We have seen month after month of subprime automobile delinquencies, and we are starting to see a big tic up in FHA mortgage delinquencies as well.
...We are at almost 10% (delinquencies) of FHA mortgage loans. Underlying this sugar high that we will see from all of these hurricanes and rebuilding efforts and wildfires, underneath that, still waters run deep and the economy is not doing well. We are a consumption driven economy that is weakening underneath.
The sugar high will absolutely wear off in 2018.”
What about the bond market in 2018? Booth says,
“We have gone from $150 trillion (in global debt) in 2007 to $220 trillion and counting today. If you delude yourself into thinking a rising rate environment can be good when we have tacked on $70 trillion of debt in the last decade, you are fooling yourself.
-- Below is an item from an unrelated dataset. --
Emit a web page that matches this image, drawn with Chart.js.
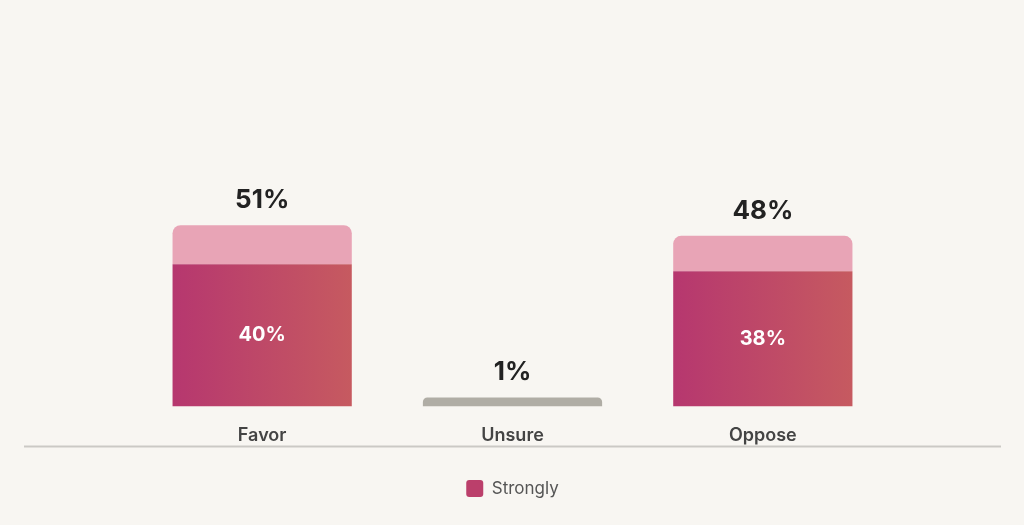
<!DOCTYPE html>
<html>
<head>
<meta charset="utf-8">
<script src="https://cdn.jsdelivr.net/npm/chart.js@4"></script>
<style>
  html, body { margin: 0; padding: 0; background: #f8f6f2; }
  canvas { display: block; }
</style>
</head>
<body>
<canvas id="chart" width="1024" height="525"></canvas>
<script>
const categories = ['Favor', 'Unsure', 'Oppose'];
const strongly = [40, null, 38];
const somewhat = [11, null, 10];
const unsure = [null, 1, null];

const FONT = "Inter, 'DejaVu Sans', sans-serif";
const BAR_FRACTION = 0.716;

function gradientAcross(ctx, x0, x1) {
  const g = ctx.createLinearGradient(x0, 0, x1, 0);
  g.addColorStop(0, '#b6376f');
  g.addColorStop(1, '#c65a60');
  return g;
}

function barGradient(c) {
  const chart = c.chart;
  if (c.type !== 'data' || !chart.chartArea) return '#bb3f6b';
  const x = chart.scales.x.getPixelForValue(c.dataIndex);
  const w = chart.chartArea.width / categories.length * BAR_FRACTION;
  return gradientAcross(chart.ctx, x - w / 2, x + w / 2);
}

// baseline rule under the category labels
const baseline = {
  id: 'baseline',
  afterDraw(chart) {
    const { ctx, chartArea } = chart;
    const y = chartArea.bottom + 40;
    ctx.save();
    ctx.strokeStyle = '#cbc9c5';
    ctx.lineWidth = 2;
    ctx.beginPath();
    ctx.moveTo(24, y);
    ctx.lineTo(1001, y);
    ctx.stroke();
    ctx.restore();
  }
};

// value labels: strongly inside, total above
const valueLabels = {
  id: 'valueLabels',
  afterDatasetsDraw(chart) {
    const ctx = chart.ctx;
    ctx.save();
    ctx.textAlign = 'center';
    ctx.textBaseline = 'middle';
    categories.forEach((_, i) => {
      let total = 0, top = Infinity, x = null;
      chart.data.datasets.forEach((ds, d) => {
        const v = ds.data[i];
        if (v == null) return;
        const el = chart.getDatasetMeta(d).data[i];
        total += v;
        top = Math.min(top, el.y);
        x = el.x;
        if (ds.label === 'Strongly') {
          ctx.fillStyle = '#ffffff';
          ctx.font = `bold 20px ${FONT}`;
          ctx.fillText(v + '%', el.x, (el.y + el.base) / 2);
        }
      });
      if (x === null) return;
      ctx.fillStyle = '#222222';
      ctx.font = `bold 26px ${FONT}`;
      ctx.fillText(total + '%', x, top - 25);
    });
    ctx.restore();
  }
};

new Chart(document.getElementById('chart'), {
  type: 'bar',
  data: {
    labels: categories,
    datasets: [
      {
        label: 'Strongly', data: strongly,
        backgroundColor: barGradient, borderWidth: 0,
      },
      {
        label: 'Somewhat', data: somewhat,
        backgroundColor: '#e8a4b6', borderWidth: 0,
        borderRadius: { topLeft: 8, topRight: 8 }, borderSkipped: 'bottom',
      },
      {
        label: 'Unsure', data: unsure,
        backgroundColor: '#b0ada5', borderWidth: 0, minBarLength: 9,
        borderRadius: { topLeft: 8, topRight: 8 }, borderSkipped: 'bottom',
      },
    ],
  },
  options: {
    responsive: false, animation: false,
    devicePixelRatio: 1,
    datasets: { bar: { categoryPercentage: 1, barPercentage: BAR_FRACTION, grouped: false } },
    layout: { padding: { left: 137, right: 136, top: 51, bottom: 18 } },
    plugins: {
      tooltip: { enabled: false },
      legend: {
        position: 'bottom',
        labels: {
          filter: item => item.text === 'Strongly',
          generateLabels: chart => Chart.defaults.plugins.legend.labels.generateLabels(chart)
            .map(item => Object.assign(item, { fillStyle: '#bb3f6b', strokeStyle: '#bb3f6b' })),
          boxWidth: 17, boxHeight: 17, useBorderRadius: true, borderRadius: 3,
          color: '#555555', padding: 16,
          font: { family: FONT, size: 17 },
        },
      },
    },
    scales: {
      x: {
        stacked: true,
        grid: { display: false, drawTicks: false },
        border: { display: false },
        ticks: { color: '#444444', padding: 18, font: { family: FONT, size: 18, weight: '600' } },
      },
      y: { stacked: true, display: false, min: 0, max: 100 },
    },
  },
  plugins: [baseline, valueLabels],
});
</script>
</body>
</html>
It is an accident waiting to happen, and anyone who doesn’t think that it will take the stock market down with it is more optimistic than I am by a country mile.”
Booth says, along with a “bond market debacle,” the world will see inflation right along with it. Booth explains,
“Look at lumber prices, look at the cost of packaging, plastics, raw materials, the producer price index... is at a six year high right now. It’s called the mother of all margin squeezes.
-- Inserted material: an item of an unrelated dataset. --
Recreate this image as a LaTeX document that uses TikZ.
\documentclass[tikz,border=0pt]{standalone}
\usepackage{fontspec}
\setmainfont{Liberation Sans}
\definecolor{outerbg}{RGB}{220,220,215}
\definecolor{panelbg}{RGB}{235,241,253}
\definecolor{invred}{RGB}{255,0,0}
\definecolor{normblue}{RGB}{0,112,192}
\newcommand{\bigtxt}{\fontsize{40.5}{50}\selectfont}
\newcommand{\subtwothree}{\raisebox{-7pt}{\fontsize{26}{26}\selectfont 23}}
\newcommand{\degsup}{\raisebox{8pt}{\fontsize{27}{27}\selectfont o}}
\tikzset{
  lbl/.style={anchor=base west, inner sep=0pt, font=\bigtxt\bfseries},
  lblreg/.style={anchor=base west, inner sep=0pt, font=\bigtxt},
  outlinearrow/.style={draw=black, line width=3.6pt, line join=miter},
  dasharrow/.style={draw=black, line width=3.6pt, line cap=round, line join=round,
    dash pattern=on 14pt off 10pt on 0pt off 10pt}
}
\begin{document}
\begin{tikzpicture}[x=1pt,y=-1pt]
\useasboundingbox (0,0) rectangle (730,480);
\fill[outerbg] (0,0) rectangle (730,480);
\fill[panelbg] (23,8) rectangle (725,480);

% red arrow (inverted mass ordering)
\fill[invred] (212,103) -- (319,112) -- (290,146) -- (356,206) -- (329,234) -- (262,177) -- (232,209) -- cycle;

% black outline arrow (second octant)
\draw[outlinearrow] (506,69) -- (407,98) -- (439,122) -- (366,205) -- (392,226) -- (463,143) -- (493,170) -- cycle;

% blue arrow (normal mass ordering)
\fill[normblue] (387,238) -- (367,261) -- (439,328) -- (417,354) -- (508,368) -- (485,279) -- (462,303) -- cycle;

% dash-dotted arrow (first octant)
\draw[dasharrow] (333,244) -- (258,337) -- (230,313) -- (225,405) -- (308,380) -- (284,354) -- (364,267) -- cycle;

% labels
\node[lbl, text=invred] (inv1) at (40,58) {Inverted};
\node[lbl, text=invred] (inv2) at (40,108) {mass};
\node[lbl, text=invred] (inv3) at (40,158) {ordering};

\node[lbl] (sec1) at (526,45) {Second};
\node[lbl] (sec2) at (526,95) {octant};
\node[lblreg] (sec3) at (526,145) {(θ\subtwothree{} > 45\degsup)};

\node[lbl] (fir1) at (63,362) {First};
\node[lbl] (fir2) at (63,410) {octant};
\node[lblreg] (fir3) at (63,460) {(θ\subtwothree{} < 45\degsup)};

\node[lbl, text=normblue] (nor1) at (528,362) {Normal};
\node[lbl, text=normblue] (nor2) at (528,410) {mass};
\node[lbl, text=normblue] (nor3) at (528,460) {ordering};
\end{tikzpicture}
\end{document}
Companies are suffering. We have inflation. We have very real inflation, and it is hitting corporate America between the eyes. We have seen inflation happening, and we continue to see it happening...
Rental inflation is off the scale...Inflation is up for 2018, and it has been up. We can have deflation and inflation at the same time. If all of this debt that has built up, especially for households, if they are allocating more of their income to servicing debt, then they have fewer dollars to spend on other things. So, you are going to have deflation and inflation at the same time.”
What does the regular guy on the street do? Booth says, “Figure out a way to have exposure to precious metals. Put your bubble vision on mute. You do not have to be invested in the market. That is a fallacy. Take what you have and pay down your debts.”
Full Interview below:
After the Interview: Danielle DiMartino Booth said after the interview,
“I am scared because we (America) are in a really bad place right now. People (in the markets) are going to get shellacked. They have no idea what the momentum is going to look like on the downside.”